▶ Supplied entries
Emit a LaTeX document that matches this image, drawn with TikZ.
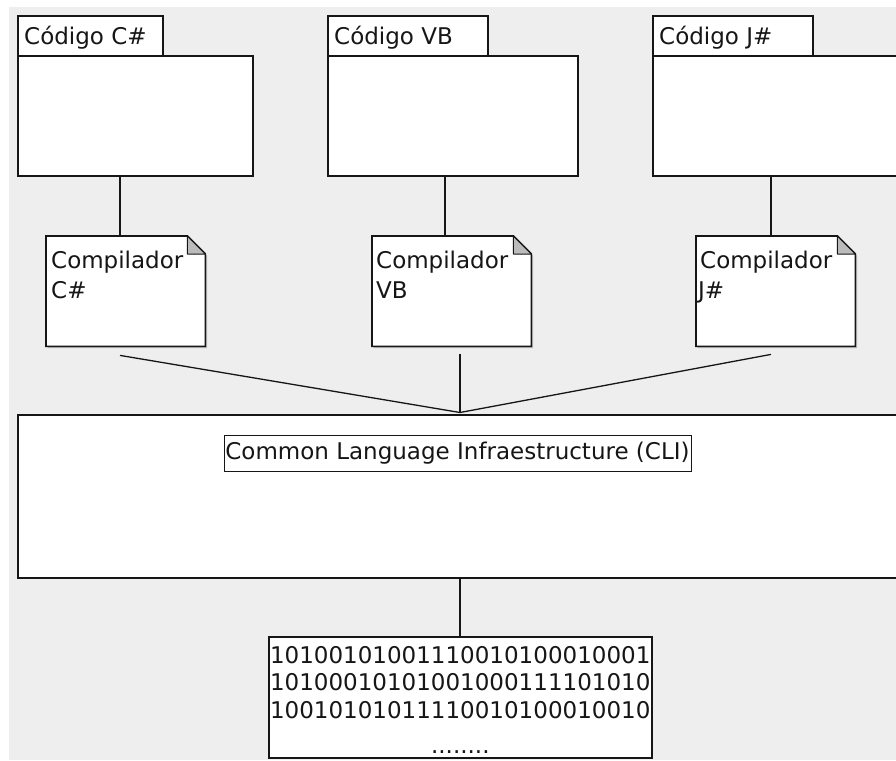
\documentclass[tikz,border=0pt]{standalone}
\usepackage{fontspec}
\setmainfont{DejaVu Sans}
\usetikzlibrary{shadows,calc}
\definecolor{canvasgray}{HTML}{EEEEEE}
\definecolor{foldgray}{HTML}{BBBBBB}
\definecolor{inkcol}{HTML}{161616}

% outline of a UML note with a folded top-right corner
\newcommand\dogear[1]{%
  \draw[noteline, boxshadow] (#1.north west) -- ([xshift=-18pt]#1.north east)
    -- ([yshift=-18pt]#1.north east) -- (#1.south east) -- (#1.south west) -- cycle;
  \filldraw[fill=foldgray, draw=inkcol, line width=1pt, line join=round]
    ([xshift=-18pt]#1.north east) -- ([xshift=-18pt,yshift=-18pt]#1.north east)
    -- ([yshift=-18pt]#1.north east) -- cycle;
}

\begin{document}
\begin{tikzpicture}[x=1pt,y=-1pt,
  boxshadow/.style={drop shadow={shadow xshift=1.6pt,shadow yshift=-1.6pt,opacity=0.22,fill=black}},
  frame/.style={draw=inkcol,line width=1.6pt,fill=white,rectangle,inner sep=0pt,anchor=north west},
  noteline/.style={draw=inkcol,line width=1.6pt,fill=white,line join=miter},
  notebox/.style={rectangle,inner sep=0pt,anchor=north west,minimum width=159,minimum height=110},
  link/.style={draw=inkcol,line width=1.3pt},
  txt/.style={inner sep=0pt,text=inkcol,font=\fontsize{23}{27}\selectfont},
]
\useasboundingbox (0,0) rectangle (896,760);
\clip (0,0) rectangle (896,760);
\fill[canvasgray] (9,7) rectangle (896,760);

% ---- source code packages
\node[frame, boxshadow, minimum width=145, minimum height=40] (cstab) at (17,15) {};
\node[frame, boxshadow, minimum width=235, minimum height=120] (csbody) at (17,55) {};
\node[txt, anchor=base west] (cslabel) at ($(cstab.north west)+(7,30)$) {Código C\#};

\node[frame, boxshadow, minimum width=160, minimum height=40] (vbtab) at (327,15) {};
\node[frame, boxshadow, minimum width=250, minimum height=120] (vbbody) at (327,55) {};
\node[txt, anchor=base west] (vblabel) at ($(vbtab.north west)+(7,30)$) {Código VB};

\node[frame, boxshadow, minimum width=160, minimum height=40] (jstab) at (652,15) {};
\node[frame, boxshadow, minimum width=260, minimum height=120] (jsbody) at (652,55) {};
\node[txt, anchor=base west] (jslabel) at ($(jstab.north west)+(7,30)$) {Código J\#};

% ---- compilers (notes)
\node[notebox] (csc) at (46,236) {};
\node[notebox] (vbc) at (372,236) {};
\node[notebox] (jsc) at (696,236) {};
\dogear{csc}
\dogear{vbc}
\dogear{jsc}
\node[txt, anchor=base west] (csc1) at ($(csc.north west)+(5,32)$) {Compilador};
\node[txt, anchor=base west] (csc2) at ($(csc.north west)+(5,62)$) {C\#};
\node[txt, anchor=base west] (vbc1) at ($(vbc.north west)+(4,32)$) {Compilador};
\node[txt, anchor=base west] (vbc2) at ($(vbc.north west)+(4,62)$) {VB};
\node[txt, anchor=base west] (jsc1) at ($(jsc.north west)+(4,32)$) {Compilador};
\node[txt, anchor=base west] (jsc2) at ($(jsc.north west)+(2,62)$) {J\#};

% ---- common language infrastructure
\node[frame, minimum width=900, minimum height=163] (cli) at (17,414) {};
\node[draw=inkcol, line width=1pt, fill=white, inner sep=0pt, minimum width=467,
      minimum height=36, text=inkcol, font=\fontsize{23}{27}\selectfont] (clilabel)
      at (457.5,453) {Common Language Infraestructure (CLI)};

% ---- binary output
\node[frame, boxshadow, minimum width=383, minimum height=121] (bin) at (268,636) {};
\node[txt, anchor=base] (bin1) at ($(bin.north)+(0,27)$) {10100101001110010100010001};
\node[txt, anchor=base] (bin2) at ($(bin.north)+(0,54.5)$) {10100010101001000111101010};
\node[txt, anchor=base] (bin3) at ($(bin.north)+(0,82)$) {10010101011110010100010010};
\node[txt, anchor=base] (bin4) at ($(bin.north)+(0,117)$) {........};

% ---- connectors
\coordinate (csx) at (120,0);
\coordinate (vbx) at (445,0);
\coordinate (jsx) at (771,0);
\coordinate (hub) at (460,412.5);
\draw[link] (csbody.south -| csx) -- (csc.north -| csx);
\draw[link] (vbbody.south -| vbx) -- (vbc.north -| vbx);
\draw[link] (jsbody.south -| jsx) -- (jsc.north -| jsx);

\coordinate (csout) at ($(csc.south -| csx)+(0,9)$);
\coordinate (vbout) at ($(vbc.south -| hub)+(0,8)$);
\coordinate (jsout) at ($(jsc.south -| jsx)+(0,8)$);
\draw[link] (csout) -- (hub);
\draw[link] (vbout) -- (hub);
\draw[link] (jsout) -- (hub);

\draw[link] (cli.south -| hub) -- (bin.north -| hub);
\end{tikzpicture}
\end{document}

---

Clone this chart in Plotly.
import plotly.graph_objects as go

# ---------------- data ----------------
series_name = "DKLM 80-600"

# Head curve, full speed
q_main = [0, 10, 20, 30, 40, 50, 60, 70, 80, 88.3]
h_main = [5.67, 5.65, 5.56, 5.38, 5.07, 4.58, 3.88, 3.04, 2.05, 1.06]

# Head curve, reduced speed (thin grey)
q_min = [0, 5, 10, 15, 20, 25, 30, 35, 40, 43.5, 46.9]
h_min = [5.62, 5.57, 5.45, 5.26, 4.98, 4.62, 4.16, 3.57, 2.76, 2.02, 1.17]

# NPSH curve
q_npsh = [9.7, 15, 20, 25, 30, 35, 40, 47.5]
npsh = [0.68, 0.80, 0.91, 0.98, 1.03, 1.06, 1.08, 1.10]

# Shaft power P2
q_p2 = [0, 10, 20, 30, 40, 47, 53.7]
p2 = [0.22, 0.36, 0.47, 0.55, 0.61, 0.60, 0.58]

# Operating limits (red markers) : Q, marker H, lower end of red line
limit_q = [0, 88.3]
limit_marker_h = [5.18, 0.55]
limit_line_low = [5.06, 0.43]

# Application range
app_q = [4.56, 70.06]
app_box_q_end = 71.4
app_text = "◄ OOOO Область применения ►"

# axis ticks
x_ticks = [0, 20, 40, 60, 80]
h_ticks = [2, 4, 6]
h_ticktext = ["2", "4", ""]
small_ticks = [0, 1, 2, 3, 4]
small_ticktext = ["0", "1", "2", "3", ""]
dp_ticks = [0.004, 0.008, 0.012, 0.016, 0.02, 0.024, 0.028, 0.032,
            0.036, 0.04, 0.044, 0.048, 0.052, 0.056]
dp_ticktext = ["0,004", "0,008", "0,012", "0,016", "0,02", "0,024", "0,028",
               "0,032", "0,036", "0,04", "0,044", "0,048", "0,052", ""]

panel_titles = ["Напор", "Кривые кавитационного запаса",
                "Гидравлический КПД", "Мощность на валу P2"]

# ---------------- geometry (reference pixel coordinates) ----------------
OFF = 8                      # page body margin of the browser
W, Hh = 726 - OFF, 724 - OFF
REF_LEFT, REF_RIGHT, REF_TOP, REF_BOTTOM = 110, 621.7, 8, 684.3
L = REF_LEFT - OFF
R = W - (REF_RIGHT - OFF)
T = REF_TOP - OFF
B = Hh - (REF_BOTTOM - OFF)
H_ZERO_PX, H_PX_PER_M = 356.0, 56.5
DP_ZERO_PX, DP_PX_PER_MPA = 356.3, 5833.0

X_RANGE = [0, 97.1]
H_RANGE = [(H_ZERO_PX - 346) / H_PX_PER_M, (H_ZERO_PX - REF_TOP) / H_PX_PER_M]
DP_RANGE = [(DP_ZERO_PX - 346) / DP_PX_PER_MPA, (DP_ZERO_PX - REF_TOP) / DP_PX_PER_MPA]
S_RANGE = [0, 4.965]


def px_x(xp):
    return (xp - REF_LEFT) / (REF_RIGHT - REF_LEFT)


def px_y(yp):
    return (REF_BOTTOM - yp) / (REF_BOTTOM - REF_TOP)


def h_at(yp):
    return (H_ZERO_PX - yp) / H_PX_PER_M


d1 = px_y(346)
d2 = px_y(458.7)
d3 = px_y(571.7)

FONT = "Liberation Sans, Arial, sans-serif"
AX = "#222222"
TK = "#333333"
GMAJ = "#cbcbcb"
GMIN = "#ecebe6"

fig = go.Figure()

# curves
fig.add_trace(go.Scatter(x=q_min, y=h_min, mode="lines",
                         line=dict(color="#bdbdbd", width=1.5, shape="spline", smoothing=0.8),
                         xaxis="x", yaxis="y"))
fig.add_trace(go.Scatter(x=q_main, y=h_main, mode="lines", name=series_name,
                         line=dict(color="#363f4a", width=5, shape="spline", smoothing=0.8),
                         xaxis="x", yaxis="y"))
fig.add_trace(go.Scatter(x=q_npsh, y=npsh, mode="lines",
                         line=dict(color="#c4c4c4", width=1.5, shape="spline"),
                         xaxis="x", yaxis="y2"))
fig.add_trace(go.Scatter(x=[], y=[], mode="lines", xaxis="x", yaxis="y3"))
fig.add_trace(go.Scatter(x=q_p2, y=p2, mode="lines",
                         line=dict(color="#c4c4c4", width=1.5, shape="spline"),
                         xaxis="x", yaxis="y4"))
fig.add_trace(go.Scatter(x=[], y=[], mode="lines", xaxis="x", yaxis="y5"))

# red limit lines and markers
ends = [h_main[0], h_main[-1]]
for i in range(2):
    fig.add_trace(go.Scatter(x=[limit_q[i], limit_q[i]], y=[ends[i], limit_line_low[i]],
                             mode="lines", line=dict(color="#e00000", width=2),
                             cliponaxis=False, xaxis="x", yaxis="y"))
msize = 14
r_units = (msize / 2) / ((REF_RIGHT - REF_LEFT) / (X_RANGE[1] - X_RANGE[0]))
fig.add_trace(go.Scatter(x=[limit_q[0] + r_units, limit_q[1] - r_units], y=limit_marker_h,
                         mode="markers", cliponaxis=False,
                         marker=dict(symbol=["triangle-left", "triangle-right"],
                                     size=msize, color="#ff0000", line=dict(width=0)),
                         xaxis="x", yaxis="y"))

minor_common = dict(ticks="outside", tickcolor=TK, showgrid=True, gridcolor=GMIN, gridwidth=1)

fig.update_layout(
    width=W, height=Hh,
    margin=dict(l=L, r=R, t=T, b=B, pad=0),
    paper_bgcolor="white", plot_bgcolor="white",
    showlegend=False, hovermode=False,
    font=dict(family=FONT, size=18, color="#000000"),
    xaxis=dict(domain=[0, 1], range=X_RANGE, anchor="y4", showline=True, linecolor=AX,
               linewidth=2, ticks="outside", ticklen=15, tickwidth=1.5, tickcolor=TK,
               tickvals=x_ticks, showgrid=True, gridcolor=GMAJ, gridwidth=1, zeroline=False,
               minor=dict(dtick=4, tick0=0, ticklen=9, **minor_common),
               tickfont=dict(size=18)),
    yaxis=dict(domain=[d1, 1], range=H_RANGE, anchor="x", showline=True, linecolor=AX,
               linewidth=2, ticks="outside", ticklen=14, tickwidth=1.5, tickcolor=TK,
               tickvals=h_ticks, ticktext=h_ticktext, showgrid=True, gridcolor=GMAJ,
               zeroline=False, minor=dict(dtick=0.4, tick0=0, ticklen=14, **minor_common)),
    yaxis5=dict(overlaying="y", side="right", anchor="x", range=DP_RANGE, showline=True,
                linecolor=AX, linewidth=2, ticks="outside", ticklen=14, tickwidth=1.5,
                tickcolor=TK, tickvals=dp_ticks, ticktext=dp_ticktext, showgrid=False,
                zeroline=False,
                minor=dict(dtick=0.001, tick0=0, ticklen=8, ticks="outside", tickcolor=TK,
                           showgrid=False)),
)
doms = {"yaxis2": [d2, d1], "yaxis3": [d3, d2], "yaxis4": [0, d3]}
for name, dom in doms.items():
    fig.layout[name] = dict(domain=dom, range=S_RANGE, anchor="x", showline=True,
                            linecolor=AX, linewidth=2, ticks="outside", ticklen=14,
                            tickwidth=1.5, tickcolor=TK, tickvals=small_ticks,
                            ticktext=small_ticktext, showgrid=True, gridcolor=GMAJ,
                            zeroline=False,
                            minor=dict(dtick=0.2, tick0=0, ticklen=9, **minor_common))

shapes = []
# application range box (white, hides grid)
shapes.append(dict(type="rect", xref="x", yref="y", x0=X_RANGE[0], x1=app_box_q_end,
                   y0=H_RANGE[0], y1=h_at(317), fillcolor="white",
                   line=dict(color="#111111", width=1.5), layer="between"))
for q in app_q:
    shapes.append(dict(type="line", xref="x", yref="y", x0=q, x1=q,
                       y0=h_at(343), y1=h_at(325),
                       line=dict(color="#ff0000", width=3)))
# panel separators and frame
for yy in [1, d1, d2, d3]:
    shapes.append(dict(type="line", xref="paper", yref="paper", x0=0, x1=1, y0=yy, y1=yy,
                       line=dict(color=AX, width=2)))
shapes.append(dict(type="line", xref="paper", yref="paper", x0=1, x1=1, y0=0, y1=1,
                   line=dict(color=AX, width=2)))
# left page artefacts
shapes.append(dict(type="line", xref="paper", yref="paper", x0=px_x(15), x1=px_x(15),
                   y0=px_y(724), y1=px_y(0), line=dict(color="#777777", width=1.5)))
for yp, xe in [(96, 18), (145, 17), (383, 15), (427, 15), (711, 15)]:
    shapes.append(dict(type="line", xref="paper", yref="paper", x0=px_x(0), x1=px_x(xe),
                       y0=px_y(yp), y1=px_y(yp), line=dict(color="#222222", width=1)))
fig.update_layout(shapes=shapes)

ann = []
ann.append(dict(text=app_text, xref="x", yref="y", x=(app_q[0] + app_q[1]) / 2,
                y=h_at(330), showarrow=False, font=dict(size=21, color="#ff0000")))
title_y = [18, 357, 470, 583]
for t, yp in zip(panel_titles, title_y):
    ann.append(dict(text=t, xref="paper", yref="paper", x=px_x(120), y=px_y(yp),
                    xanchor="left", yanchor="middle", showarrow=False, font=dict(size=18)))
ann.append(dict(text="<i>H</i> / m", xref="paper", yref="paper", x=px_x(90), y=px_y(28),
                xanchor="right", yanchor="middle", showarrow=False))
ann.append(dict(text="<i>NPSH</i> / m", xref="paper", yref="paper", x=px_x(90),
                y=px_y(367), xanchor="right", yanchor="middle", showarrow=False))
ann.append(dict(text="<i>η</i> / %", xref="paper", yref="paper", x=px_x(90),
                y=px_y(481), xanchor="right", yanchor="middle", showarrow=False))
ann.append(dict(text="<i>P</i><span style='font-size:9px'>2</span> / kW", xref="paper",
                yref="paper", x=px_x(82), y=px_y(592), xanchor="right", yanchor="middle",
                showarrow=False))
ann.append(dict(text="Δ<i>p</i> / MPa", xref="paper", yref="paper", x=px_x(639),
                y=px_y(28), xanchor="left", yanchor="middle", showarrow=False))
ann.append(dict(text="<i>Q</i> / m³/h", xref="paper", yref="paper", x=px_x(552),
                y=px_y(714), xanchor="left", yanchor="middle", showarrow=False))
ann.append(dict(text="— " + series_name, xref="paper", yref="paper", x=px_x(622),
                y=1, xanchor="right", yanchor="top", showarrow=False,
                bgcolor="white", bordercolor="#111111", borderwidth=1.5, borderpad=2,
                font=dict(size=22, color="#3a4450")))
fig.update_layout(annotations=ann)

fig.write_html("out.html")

▶ Exercise
Looking above, find the stretch of lines that opens with the one holding "Emit a LaTeX" and closes with the one holding "(9,7) rectangle (896,760);". Copy it exactly, pictures excluded.

▶ Solution
Emit a LaTeX document that matches this image, drawn with TikZ.
\documentclass[tikz,border=0pt]{standalone}
\usepackage{fontspec}
\setmainfont{DejaVu Sans}
\usetikzlibrary{shadows,calc}
\definecolor{canvasgray}{HTML}{EEEEEE}
\definecolor{foldgray}{HTML}{BBBBBB}
\definecolor{inkcol}{HTML}{161616}

% outline of a UML note with a folded top-right corner
\newcommand\dogear[1]{%
  \draw[noteline, boxshadow] (#1.north west) -- ([xshift=-18pt]#1.north east)
    -- ([yshift=-18pt]#1.north east) -- (#1.south east) -- (#1.south west) -- cycle;
  \filldraw[fill=foldgray, draw=inkcol, line width=1pt, line join=round]
    ([xshift=-18pt]#1.north east) -- ([xshift=-18pt,yshift=-18pt]#1.north east)
    -- ([yshift=-18pt]#1.north east) -- cycle;
}

\begin{document}
\begin{tikzpicture}[x=1pt,y=-1pt,
  boxshadow/.style={drop shadow={shadow xshift=1.6pt,shadow yshift=-1.6pt,opacity=0.22,fill=black}},
  frame/.style={draw=inkcol,line width=1.6pt,fill=white,rectangle,inner sep=0pt,anchor=north west},
  noteline/.style={draw=inkcol,line width=1.6pt,fill=white,line join=miter},
  notebox/.style={rectangle,inner sep=0pt,anchor=north west,minimum width=159,minimum height=110},
  link/.style={draw=inkcol,line width=1.3pt},
  txt/.style={inner sep=0pt,text=inkcol,font=\fontsize{23}{27}\selectfont},
]
\useasboundingbox (0,0) rectangle (896,760);
\clip (0,0) rectangle (896,760);
\fill[canvasgray] (9,7) rectangle (896,760);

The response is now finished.